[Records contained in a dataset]
-- Begin --

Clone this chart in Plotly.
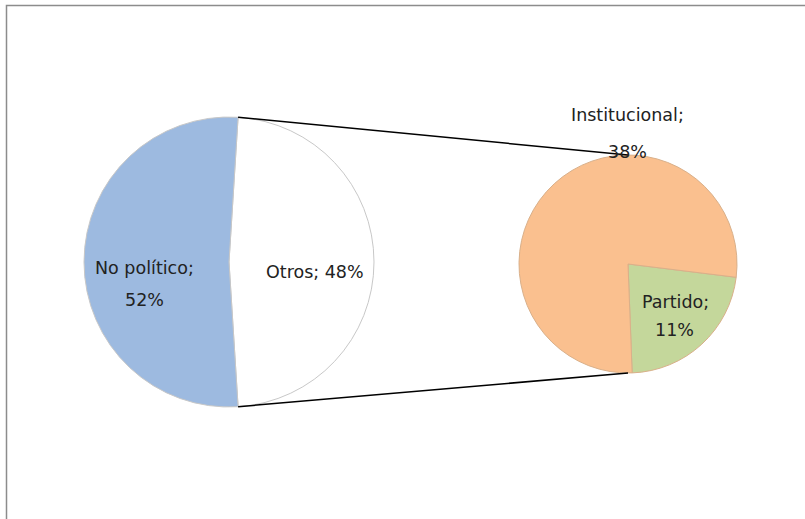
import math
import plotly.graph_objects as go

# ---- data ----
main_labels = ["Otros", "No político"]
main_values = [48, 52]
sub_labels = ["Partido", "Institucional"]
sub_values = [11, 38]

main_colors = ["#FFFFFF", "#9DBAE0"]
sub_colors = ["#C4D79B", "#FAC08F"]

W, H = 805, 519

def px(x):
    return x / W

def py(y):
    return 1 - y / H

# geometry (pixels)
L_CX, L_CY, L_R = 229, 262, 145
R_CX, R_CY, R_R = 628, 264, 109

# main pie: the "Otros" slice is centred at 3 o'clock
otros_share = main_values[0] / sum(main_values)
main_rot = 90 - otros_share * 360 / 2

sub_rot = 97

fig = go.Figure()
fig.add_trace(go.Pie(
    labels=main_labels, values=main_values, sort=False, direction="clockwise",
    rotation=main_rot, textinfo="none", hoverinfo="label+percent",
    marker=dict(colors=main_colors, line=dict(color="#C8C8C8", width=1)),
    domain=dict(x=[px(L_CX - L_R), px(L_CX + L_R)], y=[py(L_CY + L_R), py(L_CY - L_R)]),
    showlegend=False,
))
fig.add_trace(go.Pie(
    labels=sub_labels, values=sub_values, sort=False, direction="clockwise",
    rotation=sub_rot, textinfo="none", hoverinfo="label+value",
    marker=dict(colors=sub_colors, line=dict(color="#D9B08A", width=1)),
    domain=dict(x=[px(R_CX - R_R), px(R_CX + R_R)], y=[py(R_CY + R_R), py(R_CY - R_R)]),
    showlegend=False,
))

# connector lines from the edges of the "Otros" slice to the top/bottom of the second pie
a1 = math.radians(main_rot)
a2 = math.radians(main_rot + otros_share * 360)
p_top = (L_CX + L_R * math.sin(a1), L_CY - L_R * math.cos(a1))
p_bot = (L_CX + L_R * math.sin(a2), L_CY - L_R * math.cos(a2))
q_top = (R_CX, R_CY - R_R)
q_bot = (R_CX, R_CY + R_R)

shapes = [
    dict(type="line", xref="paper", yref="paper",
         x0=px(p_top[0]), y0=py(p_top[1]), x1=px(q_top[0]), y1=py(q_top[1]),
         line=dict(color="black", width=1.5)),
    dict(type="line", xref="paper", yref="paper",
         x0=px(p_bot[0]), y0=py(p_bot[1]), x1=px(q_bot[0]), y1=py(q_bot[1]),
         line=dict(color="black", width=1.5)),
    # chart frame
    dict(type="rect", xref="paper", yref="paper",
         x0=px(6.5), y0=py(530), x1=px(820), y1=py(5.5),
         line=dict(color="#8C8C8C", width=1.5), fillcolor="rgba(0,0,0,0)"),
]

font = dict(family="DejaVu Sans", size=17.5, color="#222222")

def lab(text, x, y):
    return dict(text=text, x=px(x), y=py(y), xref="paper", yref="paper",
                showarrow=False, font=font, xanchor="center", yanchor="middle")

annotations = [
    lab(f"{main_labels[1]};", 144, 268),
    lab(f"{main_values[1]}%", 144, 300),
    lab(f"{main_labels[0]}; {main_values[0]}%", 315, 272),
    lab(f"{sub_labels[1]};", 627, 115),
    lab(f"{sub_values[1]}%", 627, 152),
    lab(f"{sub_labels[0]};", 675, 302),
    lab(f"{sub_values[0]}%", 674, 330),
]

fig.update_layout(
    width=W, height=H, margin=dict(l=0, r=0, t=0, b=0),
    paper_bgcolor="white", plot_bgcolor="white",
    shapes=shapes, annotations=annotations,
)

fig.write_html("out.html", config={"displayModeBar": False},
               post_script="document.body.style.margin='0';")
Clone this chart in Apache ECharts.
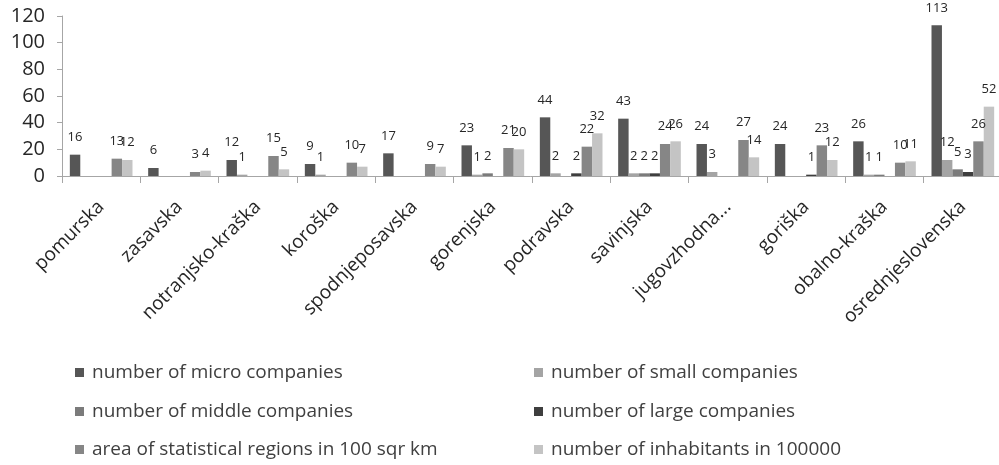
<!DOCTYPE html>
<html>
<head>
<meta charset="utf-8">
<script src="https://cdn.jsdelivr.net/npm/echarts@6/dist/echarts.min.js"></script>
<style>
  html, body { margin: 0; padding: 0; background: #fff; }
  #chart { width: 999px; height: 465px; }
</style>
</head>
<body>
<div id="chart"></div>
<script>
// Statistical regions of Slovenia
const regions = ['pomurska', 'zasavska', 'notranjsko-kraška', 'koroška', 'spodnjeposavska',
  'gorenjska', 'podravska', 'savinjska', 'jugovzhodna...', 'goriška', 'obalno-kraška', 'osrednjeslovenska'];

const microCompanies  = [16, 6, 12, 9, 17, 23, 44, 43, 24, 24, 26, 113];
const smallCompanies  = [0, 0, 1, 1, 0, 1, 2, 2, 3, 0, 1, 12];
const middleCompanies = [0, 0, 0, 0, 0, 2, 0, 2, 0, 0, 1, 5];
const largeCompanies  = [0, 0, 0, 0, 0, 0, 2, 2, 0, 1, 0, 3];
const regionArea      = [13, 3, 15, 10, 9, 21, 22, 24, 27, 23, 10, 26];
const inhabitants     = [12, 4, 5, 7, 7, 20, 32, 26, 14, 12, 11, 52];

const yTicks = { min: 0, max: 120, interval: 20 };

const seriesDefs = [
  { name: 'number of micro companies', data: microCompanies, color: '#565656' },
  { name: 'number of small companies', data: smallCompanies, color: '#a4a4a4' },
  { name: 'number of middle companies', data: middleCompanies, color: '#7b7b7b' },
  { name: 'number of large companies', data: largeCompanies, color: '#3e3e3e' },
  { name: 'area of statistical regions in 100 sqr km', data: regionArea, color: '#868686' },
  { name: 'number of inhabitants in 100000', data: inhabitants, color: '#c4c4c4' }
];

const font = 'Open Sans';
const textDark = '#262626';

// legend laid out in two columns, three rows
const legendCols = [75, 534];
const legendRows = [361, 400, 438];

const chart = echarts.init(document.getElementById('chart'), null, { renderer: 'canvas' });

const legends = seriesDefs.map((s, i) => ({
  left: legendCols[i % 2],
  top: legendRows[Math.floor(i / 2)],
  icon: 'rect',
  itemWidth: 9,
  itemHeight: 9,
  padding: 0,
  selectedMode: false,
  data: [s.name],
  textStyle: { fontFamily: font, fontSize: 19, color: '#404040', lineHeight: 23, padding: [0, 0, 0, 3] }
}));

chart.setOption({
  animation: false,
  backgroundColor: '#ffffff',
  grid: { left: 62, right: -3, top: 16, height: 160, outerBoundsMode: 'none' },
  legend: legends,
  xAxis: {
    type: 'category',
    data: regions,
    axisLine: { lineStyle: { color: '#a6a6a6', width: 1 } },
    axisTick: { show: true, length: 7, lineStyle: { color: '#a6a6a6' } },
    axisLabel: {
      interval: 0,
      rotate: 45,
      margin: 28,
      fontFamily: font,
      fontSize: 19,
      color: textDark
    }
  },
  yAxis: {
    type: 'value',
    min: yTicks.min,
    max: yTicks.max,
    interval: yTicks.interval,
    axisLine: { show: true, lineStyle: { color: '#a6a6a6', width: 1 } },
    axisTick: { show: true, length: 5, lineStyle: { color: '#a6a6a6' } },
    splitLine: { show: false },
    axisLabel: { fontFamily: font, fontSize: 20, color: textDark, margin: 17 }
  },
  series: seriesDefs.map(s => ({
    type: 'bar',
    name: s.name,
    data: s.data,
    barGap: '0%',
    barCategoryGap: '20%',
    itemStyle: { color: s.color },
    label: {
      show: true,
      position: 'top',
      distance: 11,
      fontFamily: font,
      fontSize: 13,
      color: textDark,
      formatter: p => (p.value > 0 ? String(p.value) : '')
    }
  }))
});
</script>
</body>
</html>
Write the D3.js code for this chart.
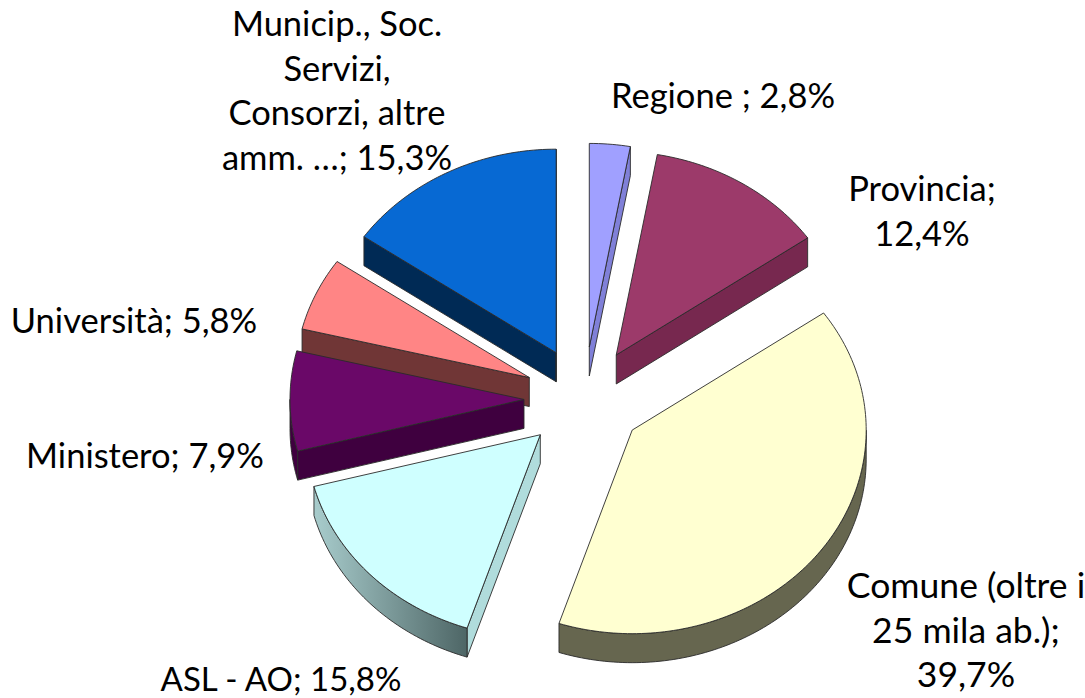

-- End --

Task prompt -> Transcribe the material exactly, keeping every word and none of the pictures.

In response ->
Clone this chart in Plotly.
import math
import plotly.graph_objects as go

# ---- data ----
main_labels = ["Otros", "No político"]
main_values = [48, 52]
sub_labels = ["Partido", "Institucional"]
sub_values = [11, 38]

main_colors = ["#FFFFFF", "#9DBAE0"]
sub_colors = ["#C4D79B", "#FAC08F"]

W, H = 805, 519

def px(x):
    return x / W

def py(y):
    return 1 - y / H

# geometry (pixels)
L_CX, L_CY, L_R = 229, 262, 145
R_CX, R_CY, R_R = 628, 264, 109

# main pie: the "Otros" slice is centred at 3 o'clock
otros_share = main_values[0] / sum(main_values)
main_rot = 90 - otros_share * 360 / 2

sub_rot = 97

fig = go.Figure()
fig.add_trace(go.Pie(
    labels=main_labels, values=main_values, sort=False, direction="clockwise",
    rotation=main_rot, textinfo="none", hoverinfo="label+percent",
    marker=dict(colors=main_colors, line=dict(color="#C8C8C8", width=1)),
    domain=dict(x=[px(L_CX - L_R), px(L_CX + L_R)], y=[py(L_CY + L_R), py(L_CY - L_R)]),
    showlegend=False,
))
fig.add_trace(go.Pie(
    labels=sub_labels, values=sub_values, sort=False, direction="clockwise",
    rotation=sub_rot, textinfo="none", hoverinfo="label+value",
    marker=dict(colors=sub_colors, line=dict(color="#D9B08A", width=1)),
    domain=dict(x=[px(R_CX - R_R), px(R_CX + R_R)], y=[py(R_CY + R_R), py(R_CY - R_R)]),
    showlegend=False,
))

# connector lines from the edges of the "Otros" slice to the top/bottom of the second pie
a1 = math.radians(main_rot)
a2 = math.radians(main_rot + otros_share * 360)
p_top = (L_CX + L_R * math.sin(a1), L_CY - L_R * math.cos(a1))
p_bot = (L_CX + L_R * math.sin(a2), L_CY - L_R * math.cos(a2))
q_top = (R_CX, R_CY - R_R)
q_bot = (R_CX, R_CY + R_R)

shapes = [
    dict(type="line", xref="paper", yref="paper",
         x0=px(p_top[0]), y0=py(p_top[1]), x1=px(q_top[0]), y1=py(q_top[1]),
         line=dict(color="black", width=1.5)),
    dict(type="line", xref="paper", yref="paper",
         x0=px(p_bot[0]), y0=py(p_bot[1]), x1=px(q_bot[0]), y1=py(q_bot[1]),
         line=dict(color="black", width=1.5)),
    # chart frame
    dict(type="rect", xref="paper", yref="paper",
         x0=px(6.5), y0=py(530), x1=px(820), y1=py(5.5),
         line=dict(color="#8C8C8C", width=1.5), fillcolor="rgba(0,0,0,0)"),
]

font = dict(family="DejaVu Sans", size=17.5, color="#222222")

def lab(text, x, y):
    return dict(text=text, x=px(x), y=py(y), xref="paper", yref="paper",
                showarrow=False, font=font, xanchor="center", yanchor="middle")

annotations = [
    lab(f"{main_labels[1]};", 144, 268),
    lab(f"{main_values[1]}%", 144, 300),
    lab(f"{main_labels[0]}; {main_values[0]}%", 315, 272),
    lab(f"{sub_labels[1]};", 627, 115),
    lab(f"{sub_values[1]}%", 627, 152),
    lab(f"{sub_labels[0]};", 675, 302),
    lab(f"{sub_values[0]}%", 674, 330),
]

fig.update_layout(
    width=W, height=H, margin=dict(l=0, r=0, t=0, b=0),
    paper_bgcolor="white", plot_bgcolor="white",
    shapes=shapes, annotations=annotations,
)

fig.write_html("out.html", config={"displayModeBar": False},
               post_script="document.body.style.margin='0';")
Clone this chart in Apache ECharts.
<!DOCTYPE html>
<html>
<head>
<meta charset="utf-8">
<script src="https://cdn.jsdelivr.net/npm/echarts@6/dist/echarts.min.js"></script>
<style>
  html, body { margin: 0; padding: 0; background: #fff; }
  #chart { width: 999px; height: 465px; }
</style>
</head>
<body>
<div id="chart"></div>
<script>
// Statistical regions of Slovenia
const regions = ['pomurska', 'zasavska', 'notranjsko-kraška', 'koroška', 'spodnjeposavska',
  'gorenjska', 'podravska', 'savinjska', 'jugovzhodna...', 'goriška', 'obalno-kraška', 'osrednjeslovenska'];

const microCompanies  = [16, 6, 12, 9, 17, 23, 44, 43, 24, 24, 26, 113];
const smallCompanies  = [0, 0, 1, 1, 0, 1, 2, 2, 3, 0, 1, 12];
const middleCompanies = [0, 0, 0, 0, 0, 2, 0, 2, 0, 0, 1, 5];
const largeCompanies  = [0, 0, 0, 0, 0, 0, 2, 2, 0, 1, 0, 3];
const regionArea      = [13, 3, 15, 10, 9, 21, 22, 24, 27, 23, 10, 26];
const inhabitants     = [12, 4, 5, 7, 7, 20, 32, 26, 14, 12, 11, 52];

const yTicks = { min: 0, max: 120, interval: 20 };

const seriesDefs = [
  { name: 'number of micro companies', data: microCompanies, color: '#565656' },
  { name: 'number of small companies', data: smallCompanies, color: '#a4a4a4' },
  { name: 'number of middle companies', data: middleCompanies, color: '#7b7b7b' },
  { name: 'number of large companies', data: largeCompanies, color: '#3e3e3e' },
  { name: 'area of statistical regions in 100 sqr km', data: regionArea, color: '#868686' },
  { name: 'number of inhabitants in 100000', data: inhabitants, color: '#c4c4c4' }
];

const font = 'Open Sans';
const textDark = '#262626';

// legend laid out in two columns, three rows
const legendCols = [75, 534];
const legendRows = [361, 400, 438];

const chart = echarts.init(document.getElementById('chart'), null, { renderer: 'canvas' });

const legends = seriesDefs.map((s, i) => ({
  left: legendCols[i % 2],
  top: legendRows[Math.floor(i / 2)],
  icon: 'rect',
  itemWidth: 9,
  itemHeight: 9,
  padding: 0,
  selectedMode: false,
  data: [s.name],
  textStyle: { fontFamily: font, fontSize: 19, color: '#404040', lineHeight: 23, padding: [0, 0, 0, 3] }
}));

chart.setOption({
  animation: false,
  backgroundColor: '#ffffff',
  grid: { left: 62, right: -3, top: 16, height: 160, outerBoundsMode: 'none' },
  legend: legends,
  xAxis: {
    type: 'category',
    data: regions,
    axisLine: { lineStyle: { color: '#a6a6a6', width: 1 } },
    axisTick: { show: true, length: 7, lineStyle: { color: '#a6a6a6' } },
    axisLabel: {
      interval: 0,
      rotate: 45,
      margin: 28,
      fontFamily: font,
      fontSize: 19,
      color: textDark
    }
  },
  yAxis: {
    type: 'value',
    min: yTicks.min,
    max: yTicks.max,
    interval: yTicks.interval,
    axisLine: { show: true, lineStyle: { color: '#a6a6a6', width: 1 } },
    axisTick: { show: true, length: 5, lineStyle: { color: '#a6a6a6' } },
    splitLine: { show: false },
    axisLabel: { fontFamily: font, fontSize: 20, color: textDark, margin: 17 }
  },
  series: seriesDefs.map(s => ({
    type: 'bar',
    name: s.name,
    data: s.data,
    barGap: '0%',
    barCategoryGap: '20%',
    itemStyle: { color: s.color },
    label: {
      show: true,
      position: 'top',
      distance: 11,
      fontFamily: font,
      fontSize: 13,
      color: textDark,
      formatter: p => (p.value > 0 ? String(p.value) : '')
    }
  }))
});
</script>
</body>
</html>
Write the D3.js code for this chart.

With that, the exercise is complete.